Predicting Cloud Base Height

One of the most practical uses of the dry adiabatic lapse rate is estimating where clouds will form. As an unsaturated parcel rises and cools at 9.8°C per kilometer, its temperature eventually drops to the dew point, the temperature at which the air becomes saturated. That altitude is called the lifting condensation level, and it marks the base of cumulus clouds.

Pilots and meteorologists use a simple rule of thumb: for every 1°C difference between the surface temperature and the dew point, the cloud base sits roughly 125 meters (about 400 feet) higher. If the surface temperature is 25°C and the dew point is 15°C, you’d expect clouds to form at around 1,250 meters above the ground. On humid days the gap is small and clouds form low. On dry days the gap is large and cloud bases are high, or clouds may not form at all if the air never reaches saturation before running out of lift.

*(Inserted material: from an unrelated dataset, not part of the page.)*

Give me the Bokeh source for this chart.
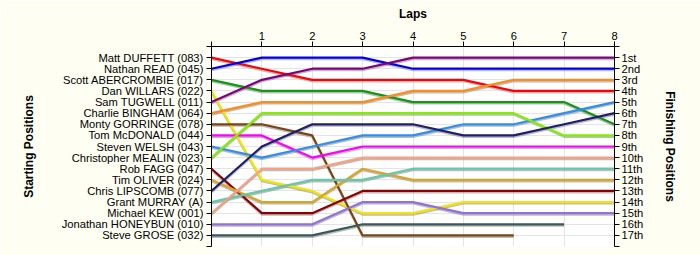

Why It Matters Beyond Meteorology

The dry adiabatic lapse rate shows up in fields beyond weather forecasting. In aviation, it affects turbulence predictions and aircraft performance calculations. In air quality science, it helps explain why pollution gets trapped near the surface on stable days: if the temperature profile prevents vertical mixing, exhaust and particulates accumulate in a shallow layer near the ground. In wildfire behavior, unstable atmospheric conditions (environmental lapse rate exceeding the dry rate) drive extreme fire behavior by pulling hot air and embers rapidly upward, creating towering smoke columns that can generate their own lightning.

For hikers and mountaineers, it provides a useful mental shortcut. Expect temperatures to drop about 10°C for every kilometer of elevation you climb, assuming clear skies and dry conditions. A pleasant 20°C day at the trailhead translates to near freezing at 2,000 meters higher, even before factoring in wind chill.